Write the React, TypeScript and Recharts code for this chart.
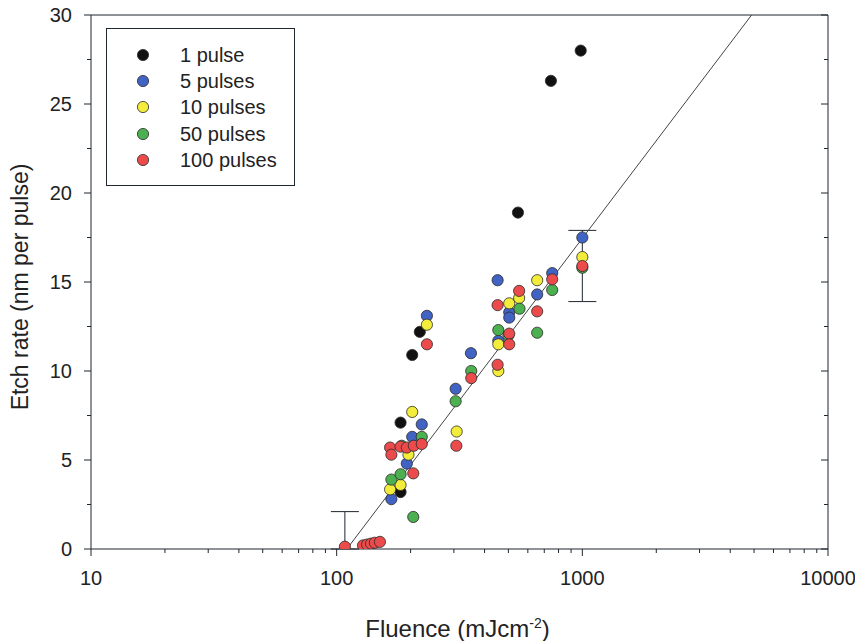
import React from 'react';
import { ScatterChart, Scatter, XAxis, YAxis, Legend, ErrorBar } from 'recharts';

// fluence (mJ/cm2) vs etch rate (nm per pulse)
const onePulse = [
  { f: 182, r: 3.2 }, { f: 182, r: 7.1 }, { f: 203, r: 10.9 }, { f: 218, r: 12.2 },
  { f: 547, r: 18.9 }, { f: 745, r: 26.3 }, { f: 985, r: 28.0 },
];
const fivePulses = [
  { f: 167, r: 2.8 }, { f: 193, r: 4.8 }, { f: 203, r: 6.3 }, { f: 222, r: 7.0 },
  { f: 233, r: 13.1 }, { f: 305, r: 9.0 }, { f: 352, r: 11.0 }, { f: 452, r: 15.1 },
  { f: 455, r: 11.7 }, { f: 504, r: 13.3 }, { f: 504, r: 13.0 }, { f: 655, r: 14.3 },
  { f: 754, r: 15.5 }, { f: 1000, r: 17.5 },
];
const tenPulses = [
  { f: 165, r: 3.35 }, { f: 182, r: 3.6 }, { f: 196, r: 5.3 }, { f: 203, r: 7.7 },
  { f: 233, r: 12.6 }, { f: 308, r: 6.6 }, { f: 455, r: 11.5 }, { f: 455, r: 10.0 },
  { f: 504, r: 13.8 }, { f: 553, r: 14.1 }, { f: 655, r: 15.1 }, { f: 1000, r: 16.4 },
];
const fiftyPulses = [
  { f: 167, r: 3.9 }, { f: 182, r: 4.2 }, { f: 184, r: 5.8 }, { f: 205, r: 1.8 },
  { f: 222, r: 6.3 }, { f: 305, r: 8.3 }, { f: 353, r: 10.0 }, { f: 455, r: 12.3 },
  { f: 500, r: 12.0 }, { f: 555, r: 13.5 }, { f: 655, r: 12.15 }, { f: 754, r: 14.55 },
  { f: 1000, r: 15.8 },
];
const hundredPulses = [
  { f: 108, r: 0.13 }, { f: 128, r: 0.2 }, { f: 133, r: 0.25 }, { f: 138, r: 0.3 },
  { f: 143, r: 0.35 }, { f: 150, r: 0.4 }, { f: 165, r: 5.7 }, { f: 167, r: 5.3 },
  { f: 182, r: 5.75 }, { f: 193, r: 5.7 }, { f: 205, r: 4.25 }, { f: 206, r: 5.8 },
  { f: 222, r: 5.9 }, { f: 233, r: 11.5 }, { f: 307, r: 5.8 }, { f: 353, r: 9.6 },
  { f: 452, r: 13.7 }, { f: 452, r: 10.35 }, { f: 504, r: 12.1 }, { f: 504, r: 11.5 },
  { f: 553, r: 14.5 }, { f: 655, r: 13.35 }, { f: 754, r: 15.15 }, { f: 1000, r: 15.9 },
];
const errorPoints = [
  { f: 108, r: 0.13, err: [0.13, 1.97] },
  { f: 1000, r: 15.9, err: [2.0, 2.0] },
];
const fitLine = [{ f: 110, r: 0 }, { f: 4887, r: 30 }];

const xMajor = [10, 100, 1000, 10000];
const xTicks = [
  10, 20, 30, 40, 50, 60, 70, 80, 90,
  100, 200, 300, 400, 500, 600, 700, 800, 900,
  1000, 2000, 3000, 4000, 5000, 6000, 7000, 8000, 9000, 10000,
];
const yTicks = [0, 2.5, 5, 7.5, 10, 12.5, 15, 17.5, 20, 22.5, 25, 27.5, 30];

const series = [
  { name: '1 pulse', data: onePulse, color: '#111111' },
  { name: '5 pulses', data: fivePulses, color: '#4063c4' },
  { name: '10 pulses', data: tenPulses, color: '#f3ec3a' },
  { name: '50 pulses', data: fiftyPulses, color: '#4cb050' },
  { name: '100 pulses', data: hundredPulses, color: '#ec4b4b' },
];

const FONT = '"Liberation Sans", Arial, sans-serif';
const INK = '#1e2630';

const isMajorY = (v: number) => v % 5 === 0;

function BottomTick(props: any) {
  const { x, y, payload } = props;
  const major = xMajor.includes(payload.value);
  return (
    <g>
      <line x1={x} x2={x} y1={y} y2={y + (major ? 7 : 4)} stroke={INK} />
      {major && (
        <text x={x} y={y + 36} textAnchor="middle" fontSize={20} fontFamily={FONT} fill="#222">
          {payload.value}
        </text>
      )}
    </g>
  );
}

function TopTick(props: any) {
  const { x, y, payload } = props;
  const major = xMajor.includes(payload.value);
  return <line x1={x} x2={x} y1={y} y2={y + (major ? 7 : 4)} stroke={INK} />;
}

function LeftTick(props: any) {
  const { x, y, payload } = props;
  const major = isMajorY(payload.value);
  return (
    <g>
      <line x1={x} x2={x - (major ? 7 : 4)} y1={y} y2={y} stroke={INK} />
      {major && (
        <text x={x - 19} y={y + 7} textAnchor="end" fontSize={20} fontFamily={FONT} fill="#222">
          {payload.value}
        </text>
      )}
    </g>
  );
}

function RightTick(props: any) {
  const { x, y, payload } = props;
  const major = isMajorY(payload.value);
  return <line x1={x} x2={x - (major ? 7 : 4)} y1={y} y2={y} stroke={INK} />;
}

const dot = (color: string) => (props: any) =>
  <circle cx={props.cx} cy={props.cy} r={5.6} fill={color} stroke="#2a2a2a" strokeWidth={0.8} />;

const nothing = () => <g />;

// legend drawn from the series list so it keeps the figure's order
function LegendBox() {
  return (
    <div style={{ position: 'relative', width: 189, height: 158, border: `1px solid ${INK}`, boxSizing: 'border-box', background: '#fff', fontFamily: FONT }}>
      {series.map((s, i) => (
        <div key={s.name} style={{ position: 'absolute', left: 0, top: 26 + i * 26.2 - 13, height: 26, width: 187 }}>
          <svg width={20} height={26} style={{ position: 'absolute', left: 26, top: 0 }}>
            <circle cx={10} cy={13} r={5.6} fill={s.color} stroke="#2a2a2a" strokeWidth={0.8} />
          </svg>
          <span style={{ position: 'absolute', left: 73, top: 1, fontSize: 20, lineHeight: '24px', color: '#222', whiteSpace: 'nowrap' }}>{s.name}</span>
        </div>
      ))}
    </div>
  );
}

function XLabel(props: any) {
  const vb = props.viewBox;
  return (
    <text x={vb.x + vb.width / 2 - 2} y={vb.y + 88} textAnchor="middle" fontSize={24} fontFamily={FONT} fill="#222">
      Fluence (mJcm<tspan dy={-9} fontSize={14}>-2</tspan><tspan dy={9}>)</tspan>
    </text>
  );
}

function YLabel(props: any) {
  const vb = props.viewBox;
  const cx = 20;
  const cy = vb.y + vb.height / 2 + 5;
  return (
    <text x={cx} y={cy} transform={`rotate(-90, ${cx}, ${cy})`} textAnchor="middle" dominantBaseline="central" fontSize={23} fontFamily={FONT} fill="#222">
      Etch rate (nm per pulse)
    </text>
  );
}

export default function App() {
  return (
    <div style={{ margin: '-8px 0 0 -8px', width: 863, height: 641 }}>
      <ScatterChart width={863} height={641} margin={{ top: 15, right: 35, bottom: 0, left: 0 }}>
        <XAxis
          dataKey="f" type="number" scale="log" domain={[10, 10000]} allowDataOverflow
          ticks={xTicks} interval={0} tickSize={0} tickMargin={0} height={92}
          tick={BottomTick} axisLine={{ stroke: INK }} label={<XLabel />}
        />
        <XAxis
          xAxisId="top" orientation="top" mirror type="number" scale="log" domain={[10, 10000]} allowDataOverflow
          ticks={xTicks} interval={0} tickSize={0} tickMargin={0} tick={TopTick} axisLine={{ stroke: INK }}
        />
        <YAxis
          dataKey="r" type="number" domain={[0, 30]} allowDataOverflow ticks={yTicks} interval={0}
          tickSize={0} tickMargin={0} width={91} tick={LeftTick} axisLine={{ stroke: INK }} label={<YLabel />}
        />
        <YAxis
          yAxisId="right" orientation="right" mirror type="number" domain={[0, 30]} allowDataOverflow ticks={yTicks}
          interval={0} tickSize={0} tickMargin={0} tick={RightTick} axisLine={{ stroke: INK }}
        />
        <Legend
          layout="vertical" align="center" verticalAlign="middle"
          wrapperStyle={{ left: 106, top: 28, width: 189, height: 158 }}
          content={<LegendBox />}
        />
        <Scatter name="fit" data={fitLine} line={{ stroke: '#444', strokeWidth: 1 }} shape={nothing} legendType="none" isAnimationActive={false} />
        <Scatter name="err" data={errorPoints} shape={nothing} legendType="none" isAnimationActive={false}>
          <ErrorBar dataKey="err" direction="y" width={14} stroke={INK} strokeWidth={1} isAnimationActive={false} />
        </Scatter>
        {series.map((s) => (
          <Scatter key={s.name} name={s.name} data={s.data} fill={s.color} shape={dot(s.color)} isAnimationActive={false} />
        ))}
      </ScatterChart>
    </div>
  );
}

Instructions to follow: Repeat the lines of the listing above verbatim, beginning at its first line and ending at the line containing "YAxis, Legend, ErrorBar", which is included. Omit pictures.

Exercise response:
Write the React, TypeScript and Recharts code for this chart.
import React from 'react';
import { ScatterChart, Scatter, XAxis, YAxis, Legend, ErrorBar } from 'recharts';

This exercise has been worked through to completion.